* **WHAT IS EXPECTED**: Copy the data below exactly, omitting any picture it contains.

* **DATA PROVIDED**:
- - - - -
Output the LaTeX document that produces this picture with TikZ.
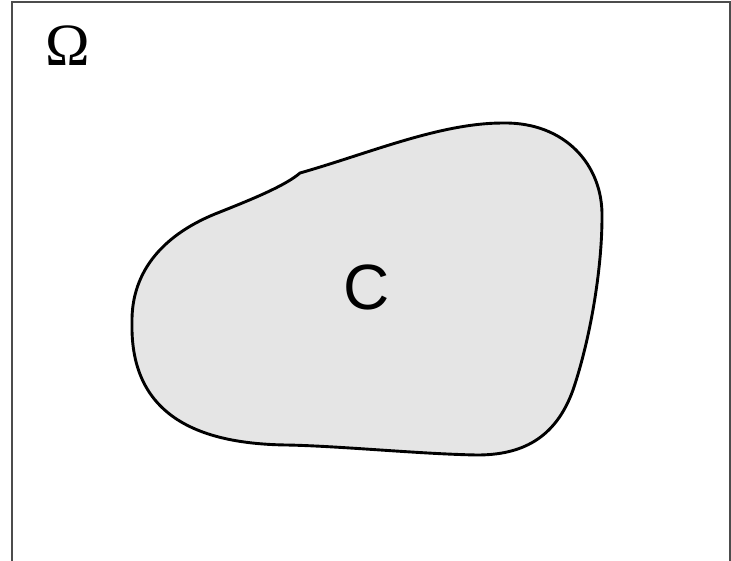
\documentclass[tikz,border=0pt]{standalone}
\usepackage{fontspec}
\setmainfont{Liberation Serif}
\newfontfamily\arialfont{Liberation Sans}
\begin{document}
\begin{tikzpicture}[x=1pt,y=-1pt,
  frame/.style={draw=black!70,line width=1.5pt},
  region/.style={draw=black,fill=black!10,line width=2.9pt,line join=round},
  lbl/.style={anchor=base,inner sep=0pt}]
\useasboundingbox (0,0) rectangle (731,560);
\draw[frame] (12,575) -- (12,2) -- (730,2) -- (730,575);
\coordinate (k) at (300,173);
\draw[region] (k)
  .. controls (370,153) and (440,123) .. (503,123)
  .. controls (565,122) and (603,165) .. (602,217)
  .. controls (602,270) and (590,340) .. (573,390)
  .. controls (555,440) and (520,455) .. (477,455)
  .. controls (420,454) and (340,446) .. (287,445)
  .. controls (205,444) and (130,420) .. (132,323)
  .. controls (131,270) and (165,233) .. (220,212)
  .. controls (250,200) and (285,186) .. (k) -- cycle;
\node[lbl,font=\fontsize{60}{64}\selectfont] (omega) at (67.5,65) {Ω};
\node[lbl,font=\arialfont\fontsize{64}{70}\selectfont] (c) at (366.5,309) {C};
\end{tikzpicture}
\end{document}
- - - - -
* **WRITTEN RESPONSE**:
Output the LaTeX document that produces this picture with TikZ.
\documentclass[tikz,border=0pt]{standalone}
\usepackage{fontspec}
\setmainfont{Liberation Serif}
\newfontfamily\arialfont{Liberation Sans}
\begin{document}
\begin{tikzpicture}[x=1pt,y=-1pt,
  frame/.style={draw=black!70,line width=1.5pt},
  region/.style={draw=black,fill=black!10,line width=2.9pt,line join=round},
  lbl/.style={anchor=base,inner sep=0pt}]
\useasboundingbox (0,0) rectangle (731,560);
\draw[frame] (12,575) -- (12,2) -- (730,2) -- (730,575);
\coordinate (k) at (300,173);
\draw[region] (k)
  .. controls (370,153) and (440,123) .. (503,123)
  .. controls (565,122) and (603,165) .. (602,217)
  .. controls (602,270) and (590,340) .. (573,390)
  .. controls (555,440) and (520,455) .. (477,455)
  .. controls (420,454) and (340,446) .. (287,445)
  .. controls (205,444) and (130,420) .. (132,323)
  .. controls (131,270) and (165,233) .. (220,212)
  .. controls (250,200) and (285,186) .. (k) -- cycle;
\node[lbl,font=\fontsize{60}{64}\selectfont] (omega) at (67.5,65) {Ω};
\node[lbl,font=\arialfont\fontsize{64}{70}\selectfont] (c) at (366.5,309) {C};
\end{tikzpicture}
\end{document}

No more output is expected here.